Ils sont ressortis de cette réunion sans que leurs visages ou leur attitude trahissent la moindre tension. Un peu plus tard, à 17 heures, c’était au tour de l’ancien préfet de police de Paris, Philippe Massoni, conseiller de Jacques Chirac pour la sécurité et secrétaire général du Conseil de sécurité intérieure, d’être reçu à Matignon, tandis que des rumeurs non confirmées font également état de la présence du ministre de l’intérieur, Nicolas Sarkozy.

Lors de son entretien, M. Bussereau a dit avoir trouvé le premier ministre "serein, grave et déterminé". "J’ai eu le sentiment qu’il travaillait pour préparer l’avenir mais seul le président de la République peut en décider", a-t-il déclaré lundi sur LCI. Le secrétaire d’Etat a affirmé que les "conséquences politiques" tirées des résultats des régionales aboutiraient notamment à la constitution d’une "équipe politique soudée". "Il y a eu un message politique dans les élections régionales et départementales, il y a maintenant trois ans pour la majorité pour poursuivre son travail", a-t-il conclu.

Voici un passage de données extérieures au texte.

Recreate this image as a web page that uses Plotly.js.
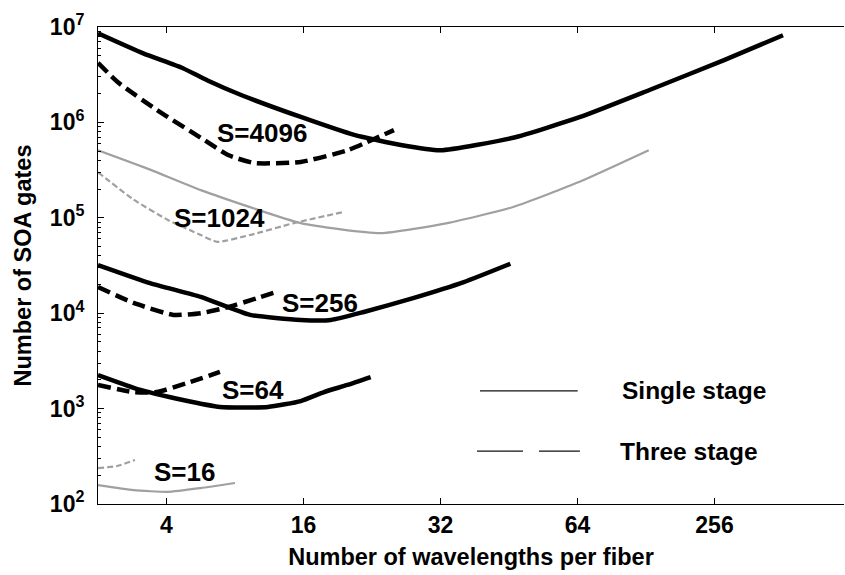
<!DOCTYPE html>
<html>
<head>
<meta charset="utf-8">
<script src="https://cdn.plot.ly/plotly-3.0.1.min.js"></script>
<style>html,body{margin:0;padding:0;background:#fff;}#chart{width:845px;height:575px;}</style>
</head>
<body>
<div id="chart"></div>
<script>
// x positions are in axis-slot units: slot 1 = "4", 2 = "16", 3 = "32", 4 = "64", 5 = "256"
const xTickVals = [1, 2, 3, 4, 5];
const xTickText = ['4', '16', '32', '64', '256'];
const yTickVals = [1e2, 1e3, 1e4, 1e5, 1e6, 1e7];
const yTickText = ['10<sup>2</sup>', '10<sup>3</sup>', '10<sup>4</sup>', '10<sup>5</sup>', '10<sup>6</sup>', '10<sup>7</sup>'];

const s4096SingleX = [0.5, 0.83, 1.12, 1.30, 1.54, 1.98, 2.37, 2.71, 3.0, 3.53, 4.02, 4.53, 5.07, 5.5];
const s4096SingleY = [8.6e6, 5.3e6, 3.7e6, 2.75e6, 1.95e6, 1.14e6, 7.4e5, 5.8e5, 5.1e5, 6.9e5, 1.14e6, 2.2e6, 4.5e6, 8.2e6];
const s4096ThreeX = [0.5, 0.65, 0.93, 1.25, 1.45, 1.64, 1.98, 2.32, 2.66];
const s4096ThreeY = [4.2e6, 2.6e6, 1.35e6, 6.9e5, 4.55e5, 3.75e5, 3.85e5, 5.1e5, 8.3e5];

const s1024SingleX = [0.5, 0.88, 1.25, 1.98, 2.56, 3.05, 3.53, 4.02, 4.52];
const s1024SingleY = [5.1e5, 3.2e5, 1.95e5, 8.8e4, 6.9e4, 8.8e4, 1.3e5, 2.4e5, 5.1e5];
const s1024ThreeX = [0.5, 0.76, 1.01, 1.25, 1.37, 1.61, 1.93, 2.29];
const s1024ThreeY = [3.0e5, 1.55e5, 9.5e4, 6.6e4, 5.6e4, 6.6e4, 8.8e4, 1.15e5];

const s256SingleX = [0.5, 0.88, 1.25, 1.61, 1.98, 2.2, 2.44, 2.8, 3.17, 3.51];
const s256SingleY = [3.2e4, 2.07e4, 1.48e4, 9.6e3, 8.5e3, 8.5e3, 1.03e4, 1.44e4, 2.12e4, 3.3e4];
const s256ThreeX = [0.5, 0.76, 1.05, 1.25, 1.45, 1.78];
const s256ThreeY = [1.88e4, 1.28e4, 9.6e3, 1.0e4, 1.16e4, 1.63e4];

const s64SingleX = [0.5, 0.81, 1.12, 1.39, 1.74, 1.98, 2.15, 2.32, 2.49];
const s64SingleY = [2.25e3, 1.57e3, 1.23e3, 1.04e3, 1.04e3, 1.2e3, 1.49e3, 1.77e3, 2.14e3];
const s64ThreeX = [0.5, 0.76, 0.93, 1.15, 1.39];
const s64ThreeY = [1.77e3, 1.49e3, 1.49e3, 1.85e3, 2.42e3];

const s16SingleX = [0.5, 0.76, 1.01, 1.25, 1.5];
const s16SingleY = [158, 140, 134, 147, 166];
const s16ThreeX = [0.5, 0.64, 0.77];
const s16ThreeY = [238, 250, 289];

const labelText = ['S=4096', 'S=1024', 'S=256', 'S=64', 'S=16'];
const labelX = [1.70, 1.39, 2.12, 1.63, 1.13];
const labelY = [7.75e5, 1.0e5, 1.28e4, 1.57e3, 216];

const legendNames = ['Single stage', 'Three stage'];

const BLACK = '#000000';
const GRAY = '#a0a0a0';
const FONT = 'Liberation Sans, Arial, sans-serif';
const W = 'bold';

// minor tick positions of the log axis (2..9 within each decade)
const minorVals = [];
for (let d = 2; d < 7; d++) for (let k = 2; k <= 9; k++) minorVals.push(k * Math.pow(10, d));

function tr(x, y, color, width, dash) {
  return {x: x, y: y, type: 'scatter', mode: 'lines', showlegend: false, hoverinfo: 'skip',
          line: {color: color, width: width, dash: dash, shape: 'spline', smoothing: 0.5}};
}

const data = [
  tr(s4096SingleX, s4096SingleY, BLACK, 4.5, 'solid'),
  tr(s4096ThreeX, s4096ThreeY, BLACK, 4.5, '13px,6px'),
  tr(s1024SingleX, s1024SingleY, GRAY, 2.2, 'solid'),
  tr(s1024ThreeX, s1024ThreeY, GRAY, 2.2, '6px,3px'),
  tr(s256SingleX, s256SingleY, BLACK, 4.5, 'solid'),
  tr(s256ThreeX, s256ThreeY, BLACK, 4.5, '13px,6px'),
  tr(s64SingleX, s64SingleY, BLACK, 4.5, 'solid'),
  tr(s64ThreeX, s64ThreeY, BLACK, 4.5, '13px,6px'),
  tr(s16SingleX, s16SingleY, GRAY, 2.2, 'solid'),
  tr(s16ThreeX, s16ThreeY, GRAY, 2.2, '6px,3px')
];

const annotations = labelText.map((t, i) => ({
  x: labelX[i], y: Math.log10(labelY[i]), xref: 'x', yref: 'y', text: t, showarrow: false,
  font: {family: FONT, size: 26, color: '#000', weight: W}, xanchor: 'center', yanchor: 'middle'
}));
annotations.push({x: 0.700, y: 0.237, xref: 'paper', yref: 'paper', text: legendNames[0], showarrow: false,
  xanchor: 'left', yanchor: 'middle', font: {family: FONT, size: 24.5, color: '#000', weight: W}});
annotations.push({x: 0.697, y: 0.111, xref: 'paper', yref: 'paper', text: legendNames[1], showarrow: false,
  xanchor: 'left', yanchor: 'middle', font: {family: FONT, size: 24.5, color: '#000', weight: W}});

const shapes = [
  {type: 'line', xref: 'paper', yref: 'paper', x0: 0.512, x1: 0.643, y0: 0.237, y1: 0.237,
   line: {color: '#111', width: 1.2}},
  {type: 'line', xref: 'paper', yref: 'paper', x0: 0.508, x1: 0.646, y0: 0.111, y1: 0.111,
   line: {color: '#111', width: 1.2, dash: '46px,16px'}}
];

const layout = {
  width: 845, height: 575,
  margin: {l: 98, r: 1, t: 27, b: 71},
  paper_bgcolor: '#fff', plot_bgcolor: '#fff',
  font: {family: FONT, color: '#000'},
  xaxis: {
    range: [0.5, 0.5 + 746 / 137], tickmode: 'array', tickvals: xTickVals, ticktext: xTickText,
    ticks: 'inside', ticklen: 6, tickcolor: '#000', showline: true, linecolor: '#000', linewidth: 1,
    mirror: 'ticks', showgrid: false, zeroline: false,
    tickfont: {family: FONT, size: 23, color: '#000', weight: W},
    title: {text: 'Number of wavelengths per fiber', font: {family: FONT, size: 23.5, color: '#000', weight: W}, standoff: 11}
  },
  yaxis: {
    type: 'log', range: [2, 7], tickmode: 'array', tickvals: yTickVals, ticktext: yTickText,
    ticks: 'inside', ticklen: 6, tickcolor: '#000', showline: true, linecolor: '#000', linewidth: 1,
    showgrid: false, zeroline: false, ticklabelstandoff: 8,
    minor: {tickmode: 'array', tickvals: minorVals, ticks: 'inside', ticklen: 3, tickcolor: '#000', showgrid: false},
    tickfont: {family: FONT, size: 23, color: '#000', weight: W},
    title: {text: 'Number of SOA gates', font: {family: FONT, size: 23.5, color: '#000', weight: W}, standoff: 11}
  },
  annotations: annotations,
  shapes: shapes,
  showlegend: false
};

Plotly.newPlot('chart', data, layout, {staticPlot: true, displayModeBar: false});
</script>
</body>
</html>
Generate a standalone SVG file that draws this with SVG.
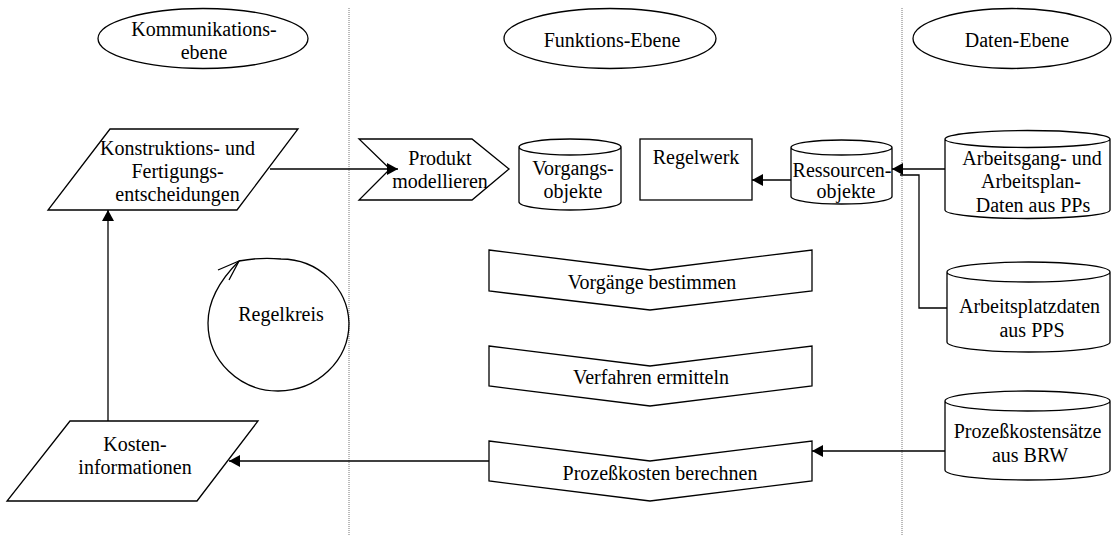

Personne ne se risque à prédire quand Jacques Chirac et Jean-Pierre Raffarin lèveront le voile sur les conclusions qu’ils entendent tirer des résultats des régionales. "Il faut que l’attente soit la plus courte possible", se borne à espérer un proche du premier ministre. Jacques Chirac doit présider mercredi un conseil des ministres, avant de quitter jeudi Paris pour Moscou, où il restera jusqu’à vendredi.

Le chef de la diplomatie, Dominique de Villepin, dont le nom était cité parmi ceux des possibles premiers ministrables, doit quitter mercredi Paris pour Berlin, où se tient la conférence sur l’Afghanistan. Il est attendu ensuite jeudi à Haïti.